Preview: Thursday 7 March 2019

Exhibition Run: 8 Mar - 14 Apr, 2019

This body of work by London-based artist Lucy Clout brings to Cubitt a set of propositions that in part offer up questions of self-organising as well as passive and active participation.

Sculptural and video pieces bring together research around the close readings of bodies in relation to medical diagnostic narratives, queer reproduction and pleasure. The creation of new knowledges, their distribution and the ability to access them is examined through the work via references to online communities where the internet is activated as the site of extreme publicness and privateness.

A Symptom talks to the possibility of [digital] screens for communication and community or screens as modes of privacy and concealed activity. Nurses, a 6 minute film, specifically references technology and online forums for sharing and organising in this instance around health and diagnosis and in relation to the inequitable availability of technology and kinship. The second film in the space Nurses 2, shown on a flatscreen monitor, reveals the construction of narrative, the filming and editing process with friends. Questions around self-organising, passive and active participation are addressed through a withheld subjectivity and with clouded transparency, not to universalise what this can mean.

“The work comes out of a specific time spent in an attic flat on the Scottish border. A sickness of now, a cure of now, a pleasure of now too–understood via bodily image production, projections and interpretations.

These sets of work are not an argument but a set of stories and tones–the sociopathic CEO leveraging the single drop of blood as oracle, a website on which orgasm sounds are shared and discussed, the monitoring of cervical and ocular mucous, a body coded as infertile or aroused.
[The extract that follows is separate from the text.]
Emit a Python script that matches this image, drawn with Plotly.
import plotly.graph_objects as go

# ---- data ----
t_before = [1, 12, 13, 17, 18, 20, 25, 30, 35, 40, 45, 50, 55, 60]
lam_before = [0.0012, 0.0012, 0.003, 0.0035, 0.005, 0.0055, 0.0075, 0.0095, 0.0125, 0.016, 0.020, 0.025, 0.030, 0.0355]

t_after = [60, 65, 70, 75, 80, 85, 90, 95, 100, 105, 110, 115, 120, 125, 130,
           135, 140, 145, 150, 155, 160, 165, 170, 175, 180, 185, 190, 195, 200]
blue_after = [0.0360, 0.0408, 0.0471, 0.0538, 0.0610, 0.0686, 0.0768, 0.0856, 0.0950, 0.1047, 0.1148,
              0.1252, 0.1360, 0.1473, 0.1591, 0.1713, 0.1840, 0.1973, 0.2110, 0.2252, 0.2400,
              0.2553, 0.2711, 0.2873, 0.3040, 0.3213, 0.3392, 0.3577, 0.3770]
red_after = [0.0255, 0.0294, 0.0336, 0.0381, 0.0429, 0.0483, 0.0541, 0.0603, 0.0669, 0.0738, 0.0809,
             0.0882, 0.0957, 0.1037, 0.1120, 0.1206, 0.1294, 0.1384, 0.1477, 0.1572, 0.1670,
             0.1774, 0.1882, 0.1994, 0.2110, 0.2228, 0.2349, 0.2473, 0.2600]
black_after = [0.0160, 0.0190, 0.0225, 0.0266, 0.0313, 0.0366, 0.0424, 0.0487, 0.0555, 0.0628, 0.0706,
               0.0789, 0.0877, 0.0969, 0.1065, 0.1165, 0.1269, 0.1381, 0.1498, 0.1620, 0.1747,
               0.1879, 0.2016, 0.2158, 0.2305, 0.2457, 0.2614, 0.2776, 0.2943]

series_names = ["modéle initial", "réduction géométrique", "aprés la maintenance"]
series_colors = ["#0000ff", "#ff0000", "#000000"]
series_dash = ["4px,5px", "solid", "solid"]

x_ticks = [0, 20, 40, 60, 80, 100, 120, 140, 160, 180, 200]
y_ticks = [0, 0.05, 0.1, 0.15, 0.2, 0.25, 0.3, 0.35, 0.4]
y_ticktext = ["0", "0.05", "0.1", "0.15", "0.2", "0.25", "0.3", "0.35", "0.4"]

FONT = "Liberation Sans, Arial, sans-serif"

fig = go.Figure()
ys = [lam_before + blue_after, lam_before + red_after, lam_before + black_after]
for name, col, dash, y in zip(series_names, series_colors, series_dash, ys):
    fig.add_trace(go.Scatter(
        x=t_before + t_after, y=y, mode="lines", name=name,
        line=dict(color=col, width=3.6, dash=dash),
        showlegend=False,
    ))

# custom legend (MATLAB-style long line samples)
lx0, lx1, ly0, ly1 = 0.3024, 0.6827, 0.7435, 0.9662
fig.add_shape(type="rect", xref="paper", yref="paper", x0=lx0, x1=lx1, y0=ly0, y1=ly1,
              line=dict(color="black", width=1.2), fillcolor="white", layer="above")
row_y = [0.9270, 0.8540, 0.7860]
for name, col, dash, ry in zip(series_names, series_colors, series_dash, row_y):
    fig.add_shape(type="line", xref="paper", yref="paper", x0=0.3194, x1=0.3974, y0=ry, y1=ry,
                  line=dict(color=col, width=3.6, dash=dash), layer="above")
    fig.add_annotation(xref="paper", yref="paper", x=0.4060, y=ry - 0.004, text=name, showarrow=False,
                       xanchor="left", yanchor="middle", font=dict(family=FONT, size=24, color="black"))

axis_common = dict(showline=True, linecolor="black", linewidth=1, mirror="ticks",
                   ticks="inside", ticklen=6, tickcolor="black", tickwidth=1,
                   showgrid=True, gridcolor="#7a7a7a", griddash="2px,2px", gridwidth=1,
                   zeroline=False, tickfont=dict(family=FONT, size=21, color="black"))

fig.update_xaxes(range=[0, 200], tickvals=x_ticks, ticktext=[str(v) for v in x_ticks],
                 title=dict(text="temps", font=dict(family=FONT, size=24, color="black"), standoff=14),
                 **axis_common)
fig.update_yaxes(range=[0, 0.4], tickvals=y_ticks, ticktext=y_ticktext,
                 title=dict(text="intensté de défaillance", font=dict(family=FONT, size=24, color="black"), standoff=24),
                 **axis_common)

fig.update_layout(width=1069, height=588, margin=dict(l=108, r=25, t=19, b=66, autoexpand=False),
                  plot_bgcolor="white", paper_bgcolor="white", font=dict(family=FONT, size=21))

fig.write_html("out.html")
I imagine Nurses 2 as an obscure set of footnotes, or silent backing singers. Tone is created in the filtering of screens and cameras. Both bluntness and blur are used in a performance of pleasure against interpretation.” – Lucy Clout

The invitation to Lucy Clout from Cubitt’s Curatorial Fellow Louise Shelley also makes transparent the position of friendship, drawing on a shared history of exchange, support, trust and positions developed in parallel and in difference. Whilst not a subject of the work, this is a structure inherent in its display at Cubitt.
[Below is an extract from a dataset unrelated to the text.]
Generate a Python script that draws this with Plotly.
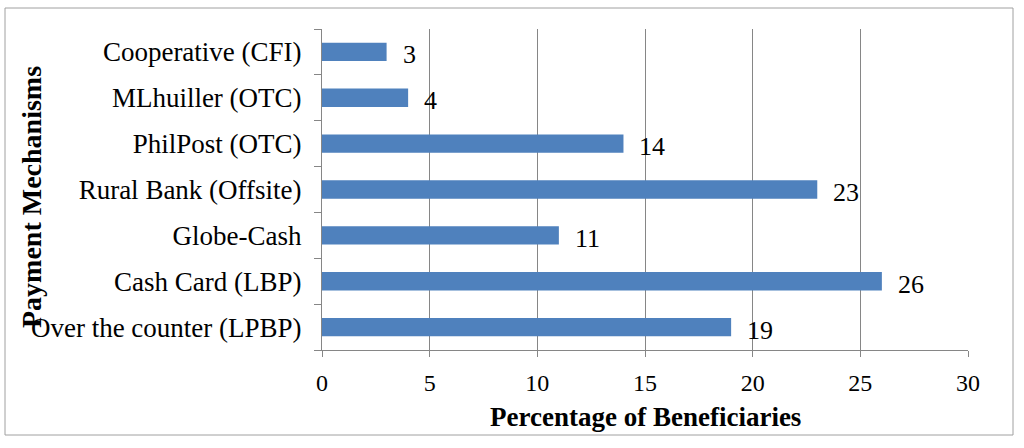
import plotly.graph_objects as go

categories = ["Over the counter (LPBP)", "Cash Card (LBP)", "Globe-Cash",
              "Rural Bank (Offsite)", "PhilPost (OTC)", "MLhuiller (OTC)",
              "Cooperative (CFI)"]
values = [19, 26, 11, 23, 14, 4, 3]
x_ticks = [0, 5, 10, 15, 20, 25, 30]

FONT = "Liberation Serif, Times New Roman, serif"
BAR = "#4F81BD"
GRID = "#868686"

L, R, T, B = 322, 968, 29, 350
W, H = 1024, 448
pw, ph = R - L, B - T

fig = go.Figure()
fig.add_trace(go.Bar(
    y=categories, x=values, orientation="h",
    marker=dict(color=BAR, line=dict(width=0)),
    showlegend=False, hoverinfo="skip",
))

for c, v in zip(categories, values):
    fig.add_annotation(x=v, y=c, text=str(v), showarrow=False,
                       xanchor="left", yanchor="middle", xshift=14, yshift=-3,
                       font=dict(family=FONT, size=26, color="black"))

# axis titles
fig.add_annotation(x=0.5, y=-(417 - B) / ph, xref="paper", yref="paper",
                   text="<b>Percentage of Beneficiaries</b>", showarrow=False,
                   xanchor="center", yanchor="middle",
                   font=dict(family=FONT, size=27, color="black"))
fig.add_annotation(x=-(L - 31) / pw, y=(B - 197) / ph, xref="paper", yref="paper",
                   text="<b>Payment Mechanisms</b>", showarrow=False, textangle=-90,
                   xanchor="center", yanchor="middle",
                   font=dict(family=FONT, size=28, color="black"))

fig.update_layout(
    width=W, height=H,
    margin=dict(l=L, r=W - R, t=T, b=H - B, pad=0),
    paper_bgcolor="white", plot_bgcolor="white",
    bargap=0.6,
    font=dict(family=FONT, size=26, color="black"),
    xaxis=dict(
        range=[0, 30], tickvals=x_ticks, ticktext=[str(t) for t in x_ticks],
        showgrid=True, gridcolor=GRID, gridwidth=1,
        showline=True, linecolor=GRID, linewidth=1,
        ticks="outside", ticklen=6, tickcolor=GRID,
        ticklabelstandoff=5,
        zeroline=False,
        tickfont=dict(family=FONT, size=24, color="black"),
    ),
    yaxis=dict(
        categoryorder="array", categoryarray=categories,
        showline=True, linecolor=GRID, linewidth=1,
        ticks="outside", ticklen=7, tickcolor=GRID, tickson="boundaries",
        ticklabelstandoff=14,
        showgrid=False, zeroline=False,
        tickfont=dict(family=FONT, size=27, color="black"),
    ),
    shapes=[dict(type="rect", xref="paper", yref="paper",
                 x0=-(L - 5) / pw, x1=(1013 - L) / pw,
                 y0=-(435 - B) / ph, y1=(B - 8) / ph,
                 line=dict(color="#a0a0a0", width=1), fillcolor="rgba(0,0,0,0)",
                 layer="below")],
)

fig.write_html("out.html", config={"displayModeBar": False},
               post_script="document.body.style.margin='0';")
A text by writer Lizzie Homersham is also made available which builds on a conversation and an essay published as part of Solvent Magazine an exhibition by Clout as part of Berwick Film & Media Arts Festival 2018.

In October 2018 Cubitt’s public programme started organising under the title Structures That Cooperate, an ongoing programme that talks to Cubitt’s context as an artist-run co-operative. Events, workshops and artworks have so far shown approaches to organising, economies and collective formats, imaginaries and realities. A Symptom is the first of two spring exhibitions that work to extend and complicate these starting enquiries through solo authored presentations that address possibilities for collective mobilisation from personal positions and politics.

The work presented builds on work made during a six-month residency Lucy undertook with Berwick Visual Arts and Berwick Film & Media Arts Festival in 2018.

Lucy Clout is a London based artist whose videos use technology and pop culture to examine loneliness, intimacy and kinship. The works produce and reproduce minor (disposable or insignificant) speech to examine embodiment, longing and historically gendered performance. Recent projects include forthcoming new work for flatness.eu (2019). In 2015 she was awarded the Jerwood/Film and Video Umbrella award. Recent exhibitions include Solvent Magazine, The Gymnasium, Berwick as part of Berwick Film & Media Arts Festival (2018), Jerwood Space, London, CCA, Glasgow (2015) and Limoncello, London (2016). Recent screenings include Raven Row, Tate Britain and Anthology Film Archives, New York (all 2017).  

This exhibition is supported by Arts Council England and Outset Contemporary Art Fund.